Storm activity in the Atlantic Ocean and the Gulf of Mexico will be slightly above the averages of past 50 years but in line with those from the past 20 years, said Lian Xie, a professor of marine, earth and atmospheric sciences.

Xie, statistics professor Montserrat Fuentes and graduate student Danny Modlin have forecast 11 to 14 named storms forming in the Atlantic basin, which includes the entire Atlantic Ocean, the Gulf of Mexico and the Caribbean Sea. Six to eight of those named storms might grow strong enough to become hurricanes, they said, and there is a 45 percent chance that one of those storms will make landfall along the coast of the southeastern United States as a hurricane.

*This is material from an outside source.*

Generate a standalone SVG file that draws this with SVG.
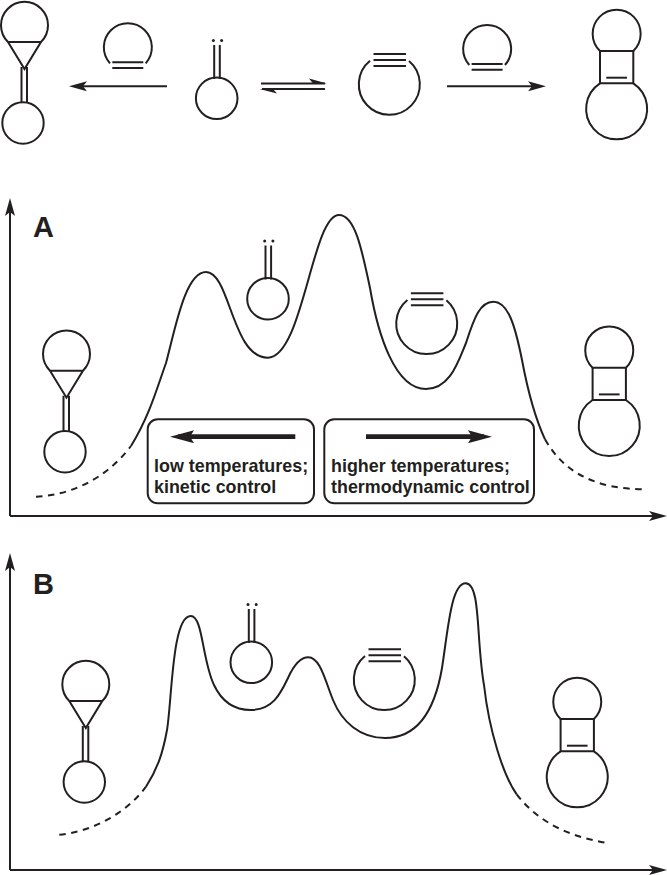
<svg xmlns="http://www.w3.org/2000/svg" width="667" height="875" viewBox="0 0 667 875">
<style>
.s{fill:none;stroke:#231f20;stroke-width:2}
.c{fill:none;stroke:#231f20;stroke-width:2}
.d{fill:none;stroke:#231f20;stroke-width:2;stroke-dasharray:6.5 5.5}
.t{fill:#231f20;font-family:"Liberation Sans",Arial,sans-serif;font-weight:700;font-size:17.9px}
.l{fill:#231f20;font-family:"Liberation Sans",Arial,sans-serif;font-weight:700;font-size:29px}
.b{fill:#fff;stroke:#231f20;stroke-width:2}
.f{fill:#231f20}
</style>
<defs>
<marker id="head" markerUnits="userSpaceOnUse" markerWidth="18" markerHeight="10" viewBox="0 0 18 10" refX="12" refY="5" orient="auto"><path class="f" d="M0,0L18,5L0,10L4,5z"/></marker>
<marker id="thick" markerUnits="userSpaceOnUse" markerWidth="24" markerHeight="13" viewBox="0 0 24 13" refX="16" refY="6.5" orient="auto"><path class="f" d="M0,0L24,6.5L0,13L4,6.5z"/></marker>
<g id="cyclopropene" class="s">
<path d="M8,42A23.5,23.5 0 1 1 41,42L24.5,69L8,42H41"/>
<path d="M21.5,67V103M27,67V103"/>
<circle cx="23" cy="123" r="20.7"/>
</g>
<g id="carbene" class="s">
<path d="M214.2,45V79M219.8,45V79"/>
<circle cx="216.7" cy="98.3" r="20.8"/>
<circle class="f" cx="213.4" cy="40.5" r="1.5" stroke="none"/>
<circle class="f" cx="221.6" cy="40.5" r="1.5" stroke="none"/>
</g>
<g id="alkyne" class="s">
<path d="M370,60.7A30.5,30.5 0 1 0 409,61"/>
<path d="M373.5,54H406M373.5,60H406M373.5,66H406"/>
</g>
<g id="cyclobutene" class="s">
<path d="M600,51A24,24 0 1 1 633.3,51Z"/>
<path d="M600,51V83.3H633.3V51"/>
<path d="M600,83.3A30.5,30.5 0 1 0 633.3,83.3"/>
<path d="M606.3,77.7H627"/>
</g>
<g id="alkene" class="s">
<path d="M110,63.3A24,24 0 1 1 145.7,63.3"/>
<path d="M112.3,62.3H143.3M112.3,68H143.3"/>
</g>
</defs>
<g id="scheme-cyclopropene"><use href="#cyclopropene"/></g>
<g id="scheme-carbene"><use href="#carbene"/></g>
<g id="scheme-alkyne"><use href="#alkyne"/></g>
<g id="scheme-cyclobutene"><use href="#cyclobutene"/></g>
<g id="scheme-alkene-left"><use href="#alkene"/></g>
<g id="scheme-alkene-right"><use href="#alkene" transform="translate(359.3,1.7)"/></g>
<g id="connectors">
<path class="s" d="M167,86.3H75" marker-end="url(#head)"/>
<path class="s" d="M447,86.3H540" marker-end="url(#head)"/>
<path class="s" d="M261,83.5H325"/>
<path class="f" d="M327,83.5L309,78.5L313,83.5Z"/>
<path class="s" d="M325,89H262"/>
<path class="f" d="M259.5,89L277,93.5L273,89Z"/>
<path class="s" d="M10,516V204" marker-end="url(#head)"/>
<path class="s" d="M10,516H661" marker-end="url(#head)"/>
<path class="s" d="M10,870V559" marker-end="url(#head)"/>
<path class="s" d="M10,870H661" marker-end="url(#head)"/>
<path class="c" d="M131,446C150,415 158,385 166,363C175,330 185,272 206,272C230,272 232,357.7 267.7,357.7C303,357.7 312,215 339,215C355,215 362,250 370,288C378,335 395,389 426,389C450,389 458,362 466,343C474,318 480,301.7 493.3,301.7C508,301.7 515,325 522,360C528,392 536,420 545,439.3"/>
<path class="d" d="M36,496.7C70,495 105,480 131,446"/>
<path class="d" d="M545,439.3C565,475 600,489 643.3,489.3"/>
<path class="c" d="M146,786.7C158,768 163,752 167,730C172,700 172,616 190.7,616C203,616 202,660 214,685C222,702 234,710 250.7,710C272,710 280,695 288,678C293,667 300,657.3 308.3,657.3C320,657.3 325,680 333,700C342,722 360,738 385,738C415,738 434,715 442,668C448,630 451,583.3 465.7,583.3C481,583.3 476,640 484,685C489,730 503,775 516.7,794.3"/>
<path class="d" d="M59.3,834.7C90,832 125,815 146,786.7"/>
<path class="d" d="M516.7,794.3C540,825 575,838 609.3,843.3"/>
</g>
<g id="label-A"><text class="l" x="33" y="237">A</text></g>
<g id="label-B"><text class="l" x="33" y="594">B</text></g>
<g id="a-cyclopropene"><use href="#cyclopropene" transform="translate(42,328.7)"/></g>
<g id="a-carbene"><use href="#carbene" transform="translate(51.3,200.4)"/></g>
<g id="a-alkyne"><use href="#alkyne" transform="translate(37.4,239.3)"/></g>
<g id="a-cyclobutene"><use href="#cyclobutene" transform="translate(-7.4,316.7)"/></g>
<g id="box-kinetic">
<rect class="b" x="147.7" y="419.3" width="166.3" height="84" rx="10"/>
<path stroke="#231f20" stroke-width="4.8" fill="none" d="M295.3,436.7H178" marker-end="url(#thick)"/>
<text class="t" x="154" y="471.7">low temperatures;</text>
<text class="t" x="154" y="492.7">kinetic control</text>
</g>
<g id="box-thermo">
<rect class="b" x="324.3" y="419.3" width="209.7" height="84" rx="10"/>
<path stroke="#231f20" stroke-width="4.8" fill="none" d="M366,436.7H484" marker-end="url(#thick)"/>
<text class="t" x="331" y="471.7">higher temperatures;</text>
<text class="t" x="331" y="492.7">thermodynamic control</text>
</g>
<g id="b-cyclopropene"><use href="#cyclopropene" transform="translate(61.3,659)"/></g>
<g id="b-carbene"><use href="#carbene" transform="translate(34.6,564)"/></g>
<g id="b-alkyne"><use href="#alkyne" transform="translate(-5,595.3)"/></g>
<g id="b-cyclobutene"><use href="#cyclobutene" transform="translate(-39.4,668)"/></g>
</svg>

Xie's data indicate the likelihood of three to five named storms forming in the Gulf of Mexico, of which one to three will become hurricanes. The researchers expect two to four named storms to make landfall along the Gulf Coast or Mexico, and there is a 70 percent chance that at least one of those storms will be of hurricane status.

"The data show that the number of storms this year will not vary significantly from those of the past 20 years. In fact, 2009's numbers are slightly lower than last year's prediction of 13 to 15 named storms," Xie said in a statement.

His methodology evaluates data from the last 100 years on Atlantic Ocean hurricane positions and intensity, as well as other variables like weather patterns and sea-surface temperatures.

The Atlantic hurricane season runs from June 1 through Nov. 30.